Tomorrow’s design of hospital ventilation
How Computational Fluid Dynamics (CFD) simulations may be used to analyse how different ventilation solutions will reduce the amount of pathogens in the air and thereby decrease spread of infection.
As late as January 13, 2020 The world health organization (WHO) listed thirteen challenges that is considered urgent for the next decade . Two of the challenges are linked to the health care systems and the people that work there. According to WHO, a significant investment is needed during the coming decade for improving the competence and working environment within the health care system.
AFRY is a strong partner in the development of new - and improvement of existing -hospitals. With numerous large projects in this sector in its reference portfolio, AFRY is prepared to aid the authorities with the challenges. A natural step in this development is the ability to track emissions of pathogens to the air in the building using advanced fluid dynamics simulations.
Here, AFRY has a unique capability because of a world class Computer Aided Engineering (CAE) department that is capable of conducting these simulations. The advanced fluid dynamics simulations are commonly denoted CFD-simulations where CFD stands for computational fluid dynamics. With these simulations it is possible to analyse how the air is affected if a patient sneezes or coughs into the air and how the pathogens are transported into the air. The droplets that may carry the pathogens will also to some extent evaporate. Thus, their ability to stay floating in the air will thereby be significantly enhanced. If the pathogens stay longer floating the air the risk of spreading disease will increase.
Three cases investigated
In this short article we present one example on how CFD-simulations may be used for analysing how different solutions will reduce the number of pathogens in the air. In the particular case that this article covers, the patient coughs through the mouth without any cover into the air. It should be noted that the modelling may be altered to cover other forms, such as sneezing, of pathogen emissions.
The actual simulations involve a large amount of physical modelling. The things that need to be considered are for instance the following:
- How large are the droplets emitted from the cough and in what velocity do they travel with, from the mouth?

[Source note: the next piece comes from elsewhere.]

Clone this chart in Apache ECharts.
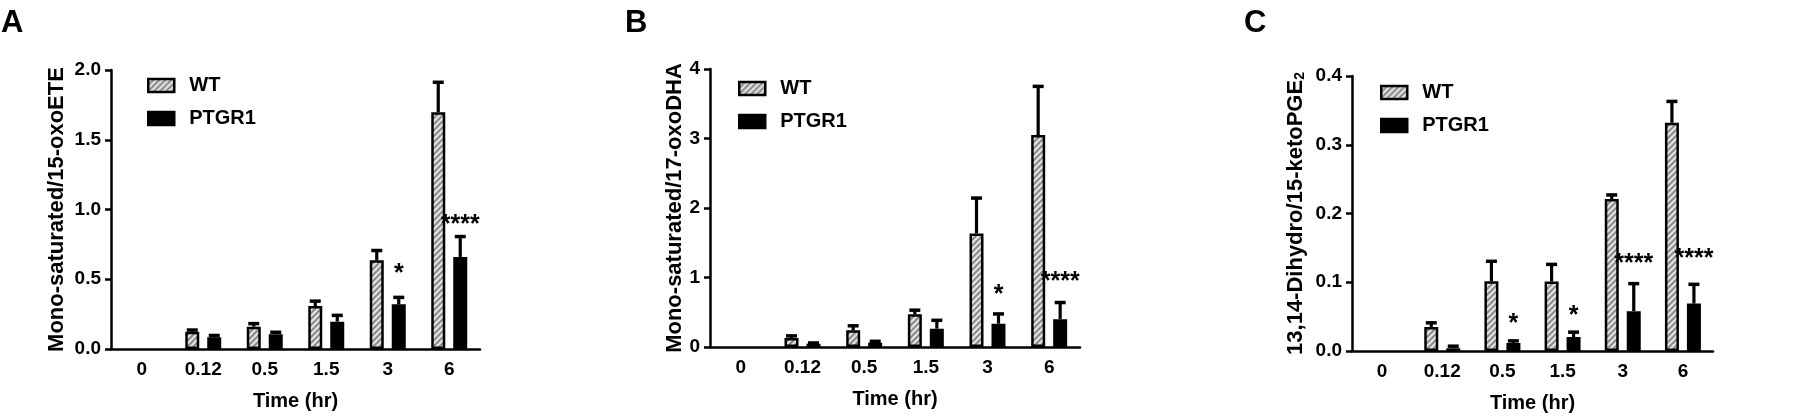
<!DOCTYPE html>
<html><head><meta charset="utf-8">
<script src="https://cdn.jsdelivr.net/npm/echarts@6/dist/echarts.min.js"></script>
<style>html,body{margin:0;padding:0;background:#fff}#c{width:1800px;height:418px}</style>
</head><body><div id="c"></div>
<script>
// ---------- data ----------
const categories = ['0', '0.12', '0.5', '1.5', '3', '6'];

const wtA    = [0, 0.124, 0.160, 0.308, 0.636, 1.697];
const wtErrA = [0, 0.012, 0.022, 0.035, 0.070, 0.215];
const koA    = [0, 0.084, 0.105, 0.196, 0.320, 0.660];
const koErrA = [0, 0.013, 0.015, 0.045, 0.050, 0.146];
const sigA    = ['', '', '', '', '*', '****'];
const sigPosA = [null, null, null, null, 0.58, 0.93];

const wtB    = [0, 0.13, 0.24, 0.47, 1.633, 3.05];
const wtErrB = [0, 0.03, 0.065, 0.06, 0.51, 0.70];
const koB    = [0, 0.048, 0.062, 0.264, 0.336, 0.40];
const koErrB = [0, 0.01, 0.02, 0.12, 0.14, 0.24];
const sigB    = ['', '', '', '', '*', '****'];
const sigPosB = [null, null, null, null, 0.83, 1.02];

const wtC    = [0, 0.035, 0.1015, 0.101, 0.221, 0.332];
const wtErrC = [0, 0.006, 0.029, 0.025, 0.006, 0.031];
const koC    = [0, 0.004, 0.0117, 0.0204, 0.058, 0.069];
const koErrC = [0, 0.003, 0.003, 0.007, 0.040, 0.028];
const sigC    = ['', '', '*', '*', '****', '****'];
const sigPosC = [null, null, 0.048, 0.059, 0.135, 0.142];

const yTicksA = { max: 2.0, interval: 0.5, digits: 1 };
const yTicksB = { max: 4, interval: 1, digits: 0 };
const yTicksC = { max: 0.4, interval: 0.1, digits: 1 };

const yNameA = 'Mono-saturated/15-oxoETE';
const yNameB = 'Mono-saturated/17-oxoDHA';
const yNameC = '13,14-Dihydro/15-ketoPGE{sub|2}';
const xName = 'Time (hr)';
const seriesNames = ['WT', 'PTGR1'];
const panelLetters = ['A', 'B', 'C'];

// ---------- style ----------
const FONT = '"Liberation Sans", Arial, sans-serif';
const BAR_W = 14, BAR_GAP = '57%', OFF = 11;

function hatch() {
  const c = document.createElement('canvas');
  c.width = 6; c.height = 6;
  const g = c.getContext('2d');
  g.fillStyle = '#e4e4e4'; g.fillRect(0, 0, 6, 6);
  g.strokeStyle = '#8a8a8a'; g.lineWidth = 2;
  g.beginPath();
  g.moveTo(-1, 7); g.lineTo(7, -1);
  g.moveTo(-1, 1); g.lineTo(1, -1);
  g.moveTo(5, 7); g.lineTo(7, 5);
  g.stroke();
  return c;
}
const hatchFill = { image: hatch(), repeat: 'repeat' };

const panels = [
  { wt: wtA, wtE: wtErrA, ko: koA, koE: koErrA, sig: sigA, sigPos: sigPosA, y: yTicksA, name: yNameA,
    grid: { left: 111, top: 70, width: 369, height: 279 }, nameGap: 43,
    legend: { left: 147, top: 75 }, letter: { x: 1, y: 23 } },
  { wt: wtB, wtE: wtErrB, ko: koB, koE: koErrB, sig: sigB, sigPos: sigPosB, y: yTicksB, name: yNameB,
    grid: { left: 710, top: 69, width: 370, height: 278 }, nameGap: 23,
    legend: { left: 738, top: 78 }, letter: { x: 625, y: 23 } },
  { wt: wtC, wtE: wtErrC, ko: koC, koE: koErrC, sig: sigC, sigPos: sigPosC, y: yTicksC, name: yNameC,
    grid: { left: 1352, top: 76, width: 361, height: 275 }, nameGap: 45,
    legend: { left: 1380, top: 82 }, letter: { x: 1244, y: 23 } }
];

const option = {
  animation: false,
  textStyle: { fontFamily: FONT, color: '#000' },
  grid: [], xAxis: [], yAxis: [], series: [], legend: [], graphic: []
};

function errSeries(gi, vals, errs, off) {
  return {
    type: 'custom', xAxisIndex: gi, yAxisIndex: gi, z: 5, silent: true,
    data: vals.map((v, i) => [i, v, errs[i]]),
    renderItem(params, api) {
      const e = api.value(2);
      if (!e) return;
      const base = api.coord([api.value(0), api.value(1)]);
      const top = api.coord([api.value(0), api.value(1) + e]);
      const x = base[0] + off;
      return { type: 'group', children: [
        { type: 'line', shape: { x1: x, y1: base[1], x2: x, y2: top[1] }, style: { stroke: '#000', lineWidth: 3.2 } },
        { type: 'line', shape: { x1: x - 5.5, y1: top[1], x2: x + 5.5, y2: top[1] }, style: { stroke: '#000', lineWidth: 3.5 } }
      ] };
    }
  };
}

function sigSeries(gi, sig, pos) {
  const items = [];
  sig.forEach((s, i) => { if (s) items.push({ i, s, p: pos[i] }); });
  return {
    type: 'custom', xAxisIndex: gi, yAxisIndex: gi, z: 6, silent: true,
    data: items.map(d => [d.i, d.p]),
    renderItem(params, api) {
      const pt = api.coord([api.value(0), api.value(1)]);
      return { type: 'text', x: pt[0] + OFF, y: pt[1] + 6,
        style: { text: items[params.dataIndex].s, fontSize: 25, fontWeight: 'bold', fontFamily: FONT,
                 fill: '#000', align: 'center', verticalAlign: 'middle' } };
    }
  };
}

// zero-height bars are not drawn in the reference
const hideZero = arr => arr.map(v => (v === 0 ? '-' : v));

panels.forEach((p, gi) => {
  option.grid.push(p.grid);
  option.xAxis.push({
    type: 'category', gridIndex: gi, data: categories,
    name: xName, nameLocation: 'middle', nameGap: 42,
    nameTextStyle: { fontSize: 20, fontWeight: 'bold', color: '#000', fontFamily: FONT },
    axisLine: { lineStyle: { color: '#000', width: 2.5 } },
    axisTick: { alignWithLabel: true, length: 6, lineStyle: { color: '#000', width: 2.5 } },
    axisLabel: { fontSize: 19, fontWeight: 'bold', color: '#000', margin: 11, fontFamily: FONT },
    splitLine: { show: false }
  });
  option.yAxis.push({
    type: 'value', gridIndex: gi, min: 0, max: p.y.max, interval: p.y.interval,
    name: p.name, nameLocation: 'middle', nameGap: p.nameGap,
    nameTextStyle: { fontSize: 22, fontWeight: 'bold', color: '#000', fontFamily: FONT,
      rich: { sub: { fontSize: 14, fontWeight: 'bold', fontFamily: FONT, color: '#000', verticalAlign: 'bottom', padding: [8, 0, 0, 0] } } },
    axisLine: { show: true, lineStyle: { color: '#000', width: 2.5 } },
    axisTick: { show: true, length: 6, lineStyle: { color: '#000', width: 2.5 } },
    axisLabel: { fontSize: 19, fontWeight: 'bold', color: '#000', margin: 10, fontFamily: FONT,
      formatter: v => v.toFixed(p.y.digits) },
    splitLine: { show: false }
  });
  option.series.push({
    type: 'bar', name: seriesNames[0], xAxisIndex: gi, yAxisIndex: gi, data: hideZero(p.wt),
    barWidth: BAR_W, barGap: BAR_GAP,
    itemStyle: { color: hatchFill, borderColor: '#000', borderWidth: 2.5 }
  });
  option.series.push({
    type: 'bar', name: seriesNames[1], xAxisIndex: gi, yAxisIndex: gi, data: hideZero(p.ko),
    barWidth: BAR_W, barGap: BAR_GAP,
    itemStyle: { color: '#000', borderColor: '#000', borderWidth: 2.5 }
  });
  option.series.push(errSeries(gi, p.wt, p.wtE, -OFF));
  option.series.push(errSeries(gi, p.ko, p.koE, OFF));
  option.series.push(sigSeries(gi, p.sig, p.sigPos));
  option.legend.push({
    left: p.legend.left, top: p.legend.top, orient: 'vertical', padding: 0,
    itemWidth: 26, itemHeight: 13, itemGap: 12, icon: 'rect',
    selectedMode: false,
    itemStyle: { borderWidth: 2.5, borderColor: '#000' },
    textStyle: { fontSize: 20, fontWeight: 'bold', color: '#000', lineHeight: 21, padding: [0, 0, 0, 10], fontFamily: FONT },
    data: seriesNames
  });
  option.graphic.push({
    type: 'text', x: p.letter.x, y: p.letter.y,
    style: { text: panelLetters[gi], fontSize: 31, fontWeight: 'bold', fontFamily: FONT, fill: '#000', verticalAlign: 'middle' }
  });
});

const chart = echarts.init(document.getElementById('c'), null, { renderer: 'canvas' });
chart.setOption(option);
</script>
</body></html>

- How does the droplets evaporate?
- How is the surrounding air affected by the impulse of the cough and the elevated temperature of the coughed air?
This information is combined with the knowledge on turbulence, air movement, ventilation and the 3D-geometry of the room in order to obtain a complete model.
In total, three cases where investigated. Two cases cover the patient laying in hospital bed on the back. For the final case, the patient is laying on the stomach. For two cases, a standard air extractor is used for collecting the pathogens from the cough.
The purpose is to investigate the effect of the point extractor and how the placement of the extractor may alter the reduction of pathogens in the air. It is of special interest that the amount of pathogens around the health care worker is kept as low as possible.
The animations show the real time flow of droplets emitted from a cough. When the droplets are colored blue it represents a droplet size that is found in an aerosol. Thus, the droplets will float with the movements of the surrounding air.
The animations show a significant reduction of particles/droplets around the head of the health care worker. This is further analysed by counting the amount of droplets around the of the worker as a function time. The result is given in the diagram to the left.
The diagram shows that after 3 seconds more than 60 percent of the emitted droplets stay around the head if the point extractor is not installed. In the case of using appoint extractor no droplets were found around the head of the worker. The final analysis with the patient on laying on the stomach shows that further work would be required in finding a better position for the point extractor. This is commonly denoted virtual prototyping. The virtual prototyping is a time and cost-effective way to obtain answers from what if analysis. The virtual prototyping may also conclude that the bowl on the point extractor may be redesigned in order to improve the robustness of the point source extractor.
The results obtained from the virtual prototyping in a real-life case may be used for practical guide lines and education of the health care workers.